Daily Archives: 2010年8月24日

大相撲のスキャンダルとブルガリアの問題

大相撲の賭博事件に関する記事が少なくなり、報道が落ち着いてのかと思っていた。が、元大関琴光喜関を恐喝した容疑者が再逮捕され、これから力士の関与を操作するなど、事件の解明までには時間がかかりそうな気配である。

賭博事件は、カナダのThe Globe & Mail タイムで取り上げられ、海外でも関心の高いことがわかる。

朝青龍の暴行事件に続く今回の賭博事件はショッキングだが、ブルガリアでもとんでもない事件が。ブルガリア相撲連盟会長がお金を受け取り殺人を請け負っていた容疑で逮捕された。逮捕されたのは琴欧洲とも親しい間柄と報道されているペタル・ストヤノフ氏である。

日本の大相撲もブルガリアの相撲連盟もスキャンダルにまみれている。ブルガリアは琴欧洲の人気やヨーグルトで良いイメージを持つ日本人が多いと思う。実際私もその一人だった。でもブルガリアはヨーグルトだけがすべてではない。

ブルガリアはルーマニアと共に2007年にEUのメンバーになったが、両国とも司法の改革、組織犯罪や汚職の撲滅など大きな課題が課せられていた。これらの問題が解決しない限りブルガリア国民はEU市民として与えられた権利を享受することはできないという理念のもと、このブルガリア(及びルーマニア)に対し、問題を解決するための枠組みが決められた。

EU加盟から3年。なかなか改善されない状況に対処するため、オランダがブルガリアに対してセーフガードを行使することを提言した。欧州委員会は特別セーフガードを行使する権利を持っている。しかし、フランスを含む他のメンバー国から、反対論が出た。
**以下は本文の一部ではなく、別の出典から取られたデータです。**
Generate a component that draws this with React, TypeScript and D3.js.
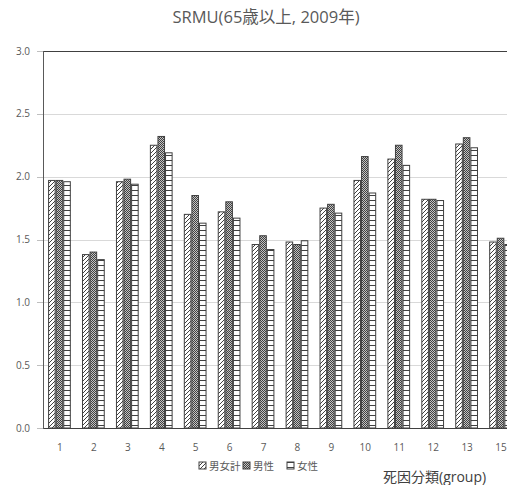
//@ts-nocheck
import React, { useRef, useEffect } from 'react'
import * as d3 from 'd3'

const groups = ['1', '2', '3', '4', '5', '6', '7', '8', '9', '10', '11', '12', '13', '15']
const seriesNames = ['男女計', '男性', '女性']
const total = [1.97, 1.38, 1.96, 2.25, 1.7, 1.72, 1.46, 1.48, 1.75, 1.97, 2.14, 1.82, 2.26, 1.48]
const male = [1.97, 1.4, 1.98, 2.32, 1.85, 1.8, 1.53, 1.46, 1.78, 2.16, 2.25, 1.82, 2.31, 1.51]
const female = [1.96, 1.34, 1.94, 2.19, 1.63, 1.67, 1.42, 1.49, 1.71, 1.87, 2.09, 1.81, 2.23, 1.46]
const yTicks = [0, 0.5, 1, 1.5, 2, 2.5, 3]

const width = 507
const height = 485
const font = "'Open Sans', 'Noto Sans CJK JP', sans-serif"

const App = () => {
  const node = useRef(null)

  useEffect(() => {
    const svg = d3.select(node.current)
    svg.selectAll('*').remove()

    const margin = { top: 51, left: 43, bottom: 57 }
    const plotBottom = height - margin.bottom
    const step = 33.93

    const defs = svg.append('defs')
    const hatch = defs.append('pattern').attr('id', 'p0').attr('patternUnits', 'userSpaceOnUse').attr('width', 4).attr('height', 4)
    hatch.append('rect').attr('width', 4).attr('height', 4).attr('fill', '#fff')
    hatch.append('path').attr('d', 'M-1,1 l2,-2 M0,4 l4,-4 M3,5 l2,-2').attr('stroke', '#404040').attr('stroke-width', 1)
    const dots = defs.append('pattern').attr('id', 'p1').attr('patternUnits', 'userSpaceOnUse').attr('width', 2).attr('height', 2)
    dots.append('rect').attr('width', 2).attr('height', 2).attr('fill', '#c4c4c4')
    dots.append('rect').attr('width', 1).attr('height', 1).attr('fill', '#404040')
    dots.append('rect').attr('x', 1).attr('y', 1).attr('width', 1).attr('height', 1).attr('fill', '#404040')
    const stripes = defs.append('pattern').attr('id', 'p2').attr('patternUnits', 'userSpaceOnUse').attr('width', 8).attr('height', 5)
    stripes.append('rect').attr('width', 8).attr('height', 5).attr('fill', '#fff')
    stripes.append('line').attr('x1', 0).attr('x2', 8).attr('y1', 0.5).attr('y2', 0.5).attr('stroke', '#404040').attr('stroke-width', 1)

    const x0 = d3
      .scaleBand()
      .domain(groups)
      .range([margin.left, margin.left + step * groups.length])
      .padding(0)
    const x1 = d3
      .scaleBand()
      .domain(seriesNames)
      .range([x0.bandwidth() * 0.15, x0.bandwidth() * 0.82])
      .padding(0)
    const y = d3.scaleLinear().domain([0, 3]).range([plotBottom, margin.top])

    // grid
    svg
      .append('g')
      .selectAll('line')
      .data(yTicks.filter((t) => t > 0 && t < 3))
      .join('line')
      .attr('x1', margin.left)
      .attr('x2', width)
      .attr('y1', (d) => Math.round(y(d)) + 0.5)
      .attr('y2', (d) => Math.round(y(d)) + 0.5)
      .attr('stroke', '#d9d9d9')

    // y axis labels + ticks
    const yAxis = svg.append('g')
    yAxis
      .selectAll('line')
      .data(yTicks)
      .join('line')
      .attr('x1', margin.left - 6)
      .attr('x2', margin.left)
      .attr('y1', (d) => Math.round(y(d)) + 0.5)
      .attr('y2', (d) => Math.round(y(d)) + 0.5)
      .attr('stroke', '#bfbfbf')
    yAxis
      .selectAll('text')
      .data(yTicks)
      .join('text')
      .attr('x', 30)
      .attr('y', (d) => y(d))
      .attr('dy', '0.35em')
      .attr('text-anchor', 'end')
      .attr('font-family', font)
      .attr('font-size', 10)
      .attr('fill', '#595959')
      .text((d) => d3.format('.1f')(d))

    // bars
    const seriesValues = [total, male, female]
    const rows = []
    groups.forEach((g, i) => {
      seriesNames.forEach((s, j) => rows.push({ g, s, j, v: seriesValues[j][i] }))
    })
    svg
      .append('g')
      .selectAll('rect')
      .data(rows)
      .join('rect')
      .attr('x', (d) => x0(d.g) + x1(d.s) + 0.5)
      .attr('y', (d) => y(d.v))
      .attr('width', x1.bandwidth() - 1)
      .attr('height', (d) => plotBottom - y(d.v))
      .attr('fill', (d) => `url(#p${d.j})`)
      .attr('stroke', '#404040')
      .attr('stroke-width', 1)

    // frame lines
    svg.append('line').attr('x1', margin.left).attr('x2', width).attr('y1', margin.top + 0.5).attr('y2', margin.top + 0.5).attr('stroke', '#404040')
    svg.append('line').attr('x1', margin.left).attr('x2', width).attr('y1', plotBottom + 0.5).attr('y2', plotBottom + 0.5).attr('stroke', '#404040')
    svg.append('line').attr('x1', margin.left + 0.5).attr('x2', margin.left + 0.5).attr('y1', margin.top).attr('y2', plotBottom + 1).attr('stroke', '#595959')

    // x labels
    svg
      .append('g')
      .selectAll('text')
      .data(groups)
      .join('text')
      .attr('x', (d) => x0(d) + x0.bandwidth() / 2)
      .attr('y', 451)
      .attr('text-anchor', 'middle')
      .attr('font-family', font)
      .attr('font-size', 10)
      .attr('fill', '#595959')
      .text((d) => d)

    // title
    svg
      .append('text')
      .attr('x', 266)
      .attr('y', 23)
      .attr('text-anchor', 'middle')
      .attr('font-family', font)
      .attr('font-size', 16.5)
      .attr('fill', '#595959')
      .text('SRMU(65歳以上, 2009年)')

    // legend
    const legendX = [199, 243, 287]
    const legend = svg
      .append('g')
      .selectAll('g')
      .data(seriesNames)
      .join('g')
      .attr('transform', (d, i) => `translate(${legendX[i]},462)`)
    legend
      .append('rect')
      .attr('width', 7)
      .attr('height', 7)
      .attr('fill', (d, i) => `url(#p${i})`)
      .attr('stroke', '#404040')
    legend
      .append('text')
      .attr('x', 10)
      .attr('y', 8)
      .attr('font-family', font)
      .attr('font-size', 10.5)
      .attr('fill', '#595959')
      .text((d) => d)

    svg
      .append('text')
      .attr('x', 383)
      .attr('y', 482)
      .attr('font-family', font)
      .attr('font-size', 14)
      .attr('fill', '#404040')
      .text('死因分類(group)')
  }, [])

  return (
    <div style={{ position: 'absolute', left: 0, top: 0 }}>
      <svg ref={node} width={width} height={height} style={{ display: 'block', background: '#fff' }}></svg>
    </div>
  )
}

export default App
最近メンバーになったばかりの国を落第者のように非難することに対しては慎重にすべきだ。

もしセーフガードが行使されれば、欧州委員会はブルガリア国内で出された裁判所の判決を認めず、EUの援助金も凍結されてしまう。ひいてはブルガリアの評判が大きくそこなわれることになる。
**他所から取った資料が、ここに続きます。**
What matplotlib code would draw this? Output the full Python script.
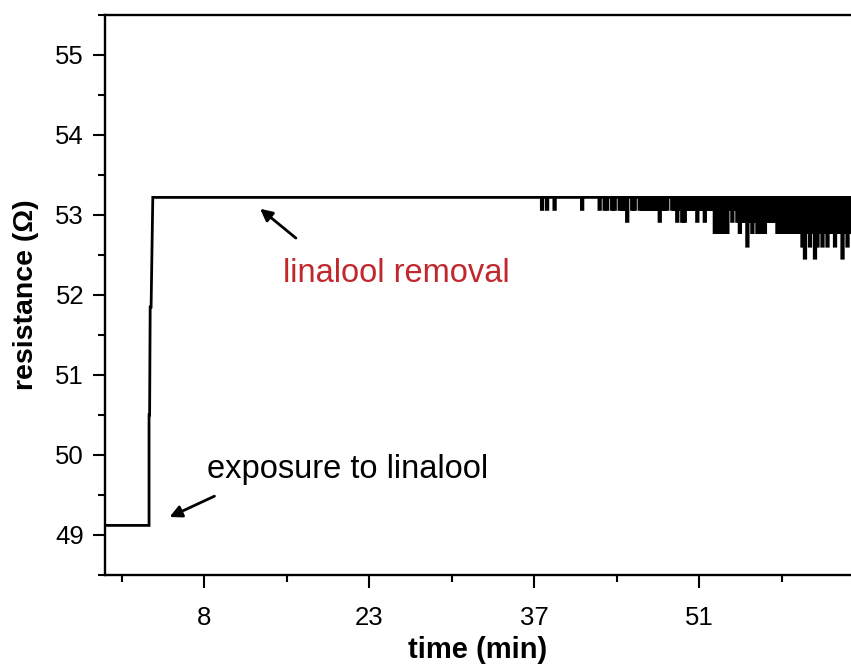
import numpy as np
import matplotlib
matplotlib.use('Agg')
import matplotlib.pyplot as plt

plt.rcParams['font.family'] = ['Liberation Sans', 'DejaVu Sans']

# Step at exposure: time (min) / resistance (Ohm)
t_step = [-0.7, 3.17, 3.17, 3.22, 3.27, 3.35, 3.50, 37.2]
r_step = [49.12, 49.12, 50.50, 50.50, 51.85, 51.85, 53.22, 53.22]

# Noisy part after linalool removal: one sample every ~0.22 min from 37.2 min
noise_start = 37.2
noise_dt = 0.22
levels = [53.22, 53.07, 52.92, 52.78, 52.61, 52.46]
noise_code = [0, 0, 1, 0, 1, 0, 0, 1, 0, 0,
              0, 0, 0, 0, 0, 0, 0, 0, 1, 0,
              0, 0, 0, 0, 0, 1, 0, 1, 1, 0,
              1, 1, 0, 1, 1, 1, 2, 0, 1, 1,
              0, 1, 1, 1, 1, 1, 1, 1, 1, 2,
              1, 1, 1, 0, 1, 1, 2, 1, 2, 2,
              1, 1, 1, 1, 2, 1, 1, 2, 1, 1,
              1, 3, 3, 3, 3, 3, 3, 1, 2, 1,
              2, 3, 2, 2, 4, 2, 3, 2, 3, 3,
              3, 3, 2, 2, 2, 2, 3, 3, 3, 3,
              3, 3, 3, 3, 3, 3, 4, 5, 3, 4,
              3, 5, 4, 3, 4, 3, 4, 3, 3, 4,
              3, 3, 5, 3, 4, 3]

x_ticks = [8, 22.5, 37, 51.5]
x_labels = ['8', '23', '37', '51']

# build the trace
t = list(t_step)
r = list(r_step)
top = levels[0]
for i, c in enumerate(noise_code):
    ti = noise_start + i * noise_dt
    low = levels[c]
    t += [ti, ti, ti + noise_dt * 0.6, ti + noise_dt * 0.6]
    r += [top, low, low, top]
t.append(65.5)
r.append(top)

fig = plt.figure(figsize=(8.51, 6.67), dpi=100)
ax = fig.add_axes([105/851, 92/667, 746/851, 560/667])

ax.plot(t, r, color='black', linewidth=2.0, solid_joinstyle='miter')

ax.set_xlim(-0.7, 64.85)
ax.set_ylim(48.5, 55.5)

ax.set_xticks(x_ticks)
ax.set_xticklabels(x_labels)
ax.set_xticks([0.75, 15.25, 29.75, 44.25, 58.75], minor=True)
ax.set_yticks([49, 50, 51, 52, 53, 54, 55])
ax.set_yticks([48.5, 49.5, 50.5, 51.5, 52.5, 53.5, 54.5, 55.5], minor=True)

ax.tick_params(which='major', direction='out', length=9, width=1.5, labelsize=18.5, pad=6)
ax.tick_params(axis='x', which='major', pad=13)
ax.tick_params(which='minor', direction='out', length=5, width=1.5)
for s in ['left', 'bottom', 'top']:
    ax.spines[s].set_linewidth(1.7)
ax.spines['right'].set_visible(False)

ax.set_xlabel('time (min)', fontsize=21, fontweight='bold', labelpad=5)
ax.set_ylabel('resistance (Ω)', fontsize=20.5, fontweight='bold', labelpad=12)

ax.text(8.26, 49.71, 'exposure to linalool', fontsize=23.5, color='black', va='baseline')
ax.annotate('', xy=(4.75, 49.21), xytext=(9.14, 49.50),
            arrowprops=dict(arrowstyle='-|>', color='black', lw=2, mutation_scale=18))

ax.text(14.94, 52.16, 'linalool removal', fontsize=23.5, color='#c0282d', va='baseline')
ax.annotate('', xy=(12.74, 53.10), xytext=(16.26, 52.69),
            arrowprops=dict(arrowstyle='-|>', color='black', lw=2, mutation_scale=18))

fig.savefig('out.png', dpi=100)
どこの国でも汚職や組織犯罪はある。しかし、ブルガリアの汚職や組織犯罪の問題は他のEU諸国に較べるとまだまだ解決にほど遠い。EUのメンバー国になるのが早すぎたのか。ペタル・ストヤノフ氏の逮捕はブルガリアが抱える問題の根の深さを表している。そして、共産主義体制が終焉してから、優秀な人材の頭脳流出が続いている

日本人にとってはヨーグルトのブルガリア。琴欧洲のブルガリア。バラの国、ブルガリアである。産業も経済も他のEU諸国に肩を並べるくらいに発展してほしいと願わずにはいられない。